The ambitious targets laid down in the different legal acts rise to the suspicion that they could not be met easily. Perhaps not surprisingly, the implementation of the right to water led to an important trial that made its way up to the Constitutional Court of South Africa. In 2009, the Mazibuko case questioned the realization of the right to water in the urban area of Soweto in Johannesburg. The governmental project included the improvement of water pipelines in the area and the installation of pre-paid meters to charge households as soon as they exceeded the monthly limit of 6,000 litres. Especially the use of such meters was considered highly discriminatory, because households were obliged to get their water on credit, and especially because the 6,000 litre limit per household did not take large families with many children into account.
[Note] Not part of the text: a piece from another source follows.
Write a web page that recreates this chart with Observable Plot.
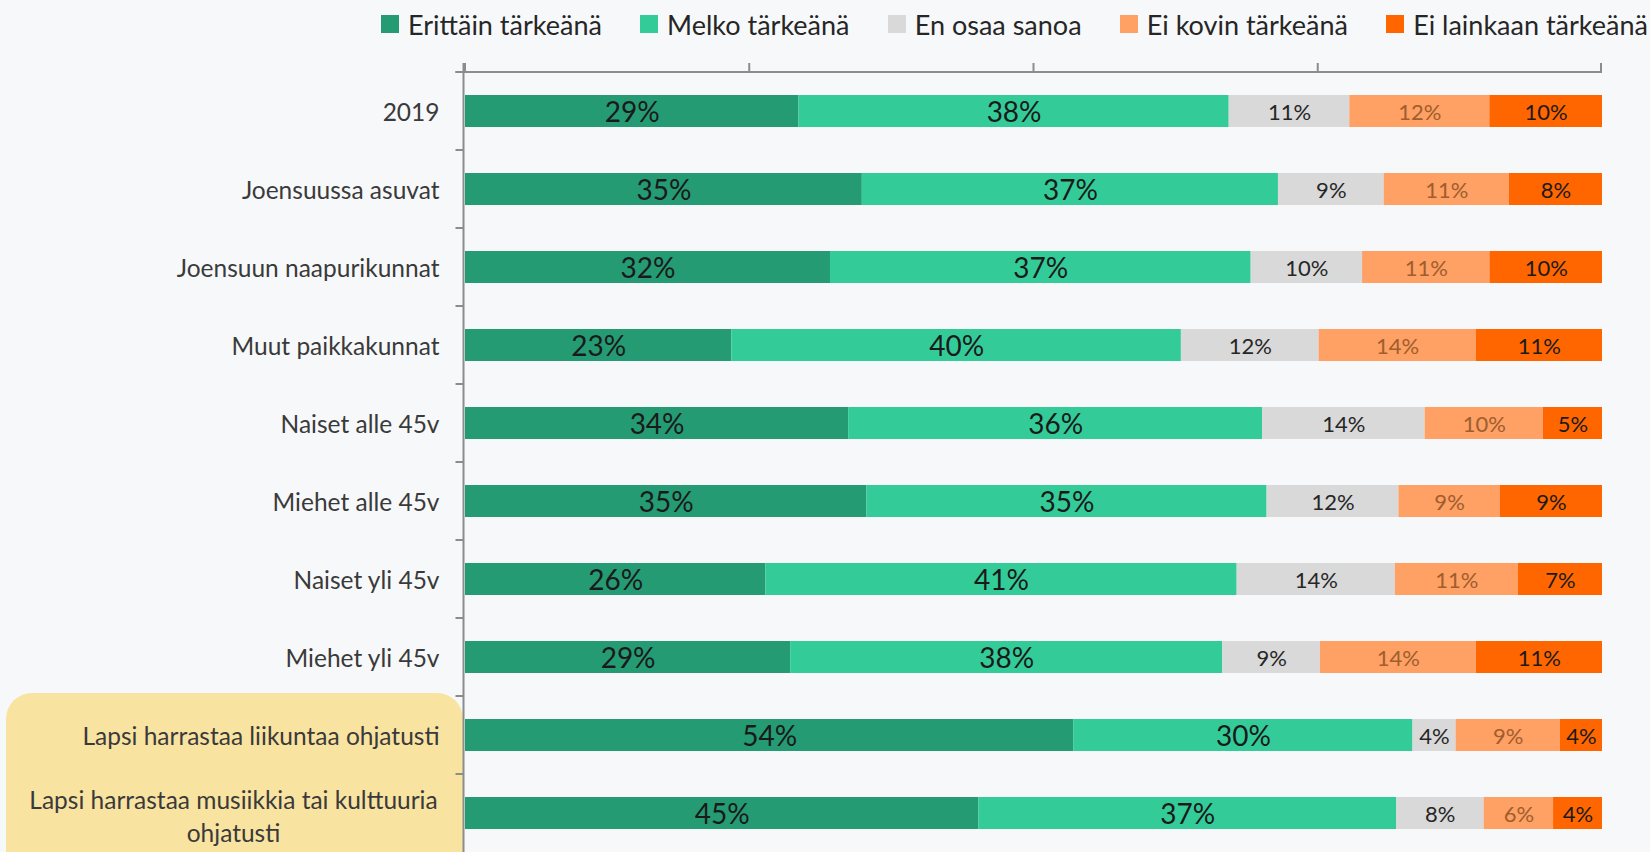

After the objection was sustained by both the South Gauteng High Court and the Supreme Court of Appeal, the accusation was taken to the Constitutional Court. Finally, the Constitutional Court concluded that the progressive realization of the Free Basic Water is a reasonable policy in order to achieve a universal access to water. Furthermore, the final judgement announced that it is within the sovereignty of the government to define the basic water supply. Hence, the 25 litres determined by the South African government were accepted as the right measure for sufficient water supply.

Achieving the Goal

The South African case illustrates the difficulties in fairly distributing the given water resources and thus in translating the legal project of guaranteeing a right to water into practice. Implementing a human right to water is an ambitious project, but as long as it is not followed by concrete, effective actions, it will not result in providing the world's population with sufficient water. Some experts suggest that the right to water is in fact not the right approach to assuring access to water for everyone. “The basic question is how to get fresh water to everyone. One suggested solution is the human right to water. Is this the right answer? Many think so, but I am less sure”, says Andrew Allan.

Alain Mathys, Program Manager for development and institutional relations at the French utility company Suez Environment, is even clearer in his evaluation of the international approach to a right to water: “All these forums on the right to access to water are gathering the same kind of people repeating the same messages for years. They work mainly for themselves.” The experts are pointing out that political orders as the only measures will not contribute to an improvement of the world's water distribution.

The credibility of a human right to water is also reduced by the implementation of such a right in some countries. “In my view, the presence of a right to water in a constitution is often inversely proportional to that country's ability to implement it”, states Andrew Allan. That is to say, even if Ethiopia passes a law about the right to water, this does not mean that the access to water can actually be guaranteed to the population.

In the end, it is true that everyone in the world should have access to sufficient, safe, acceptable, physically accessible and affordable water for personal and domestic uses. This target, however, might not be achieved by merely introducing a legal project. It requires actions from stakeholders that represent governments, the private sector and civil society. Different regions need different approaches, and the global community should turn their attention to fitting strategies for each region. Most importantly, the focus of providing access to water, no matter how it is achieved, should be on clean and safe water sources. Building improved distribution networks, as it is currently targeted by the Joint Monitoring Programme for Water Supply and Sanitation, does not signify that these sources are sufficient to provide healthy drinking water and sanitation. The main goal of a universal access to water should, however, be to secure health and comfort, and in this way to foster development.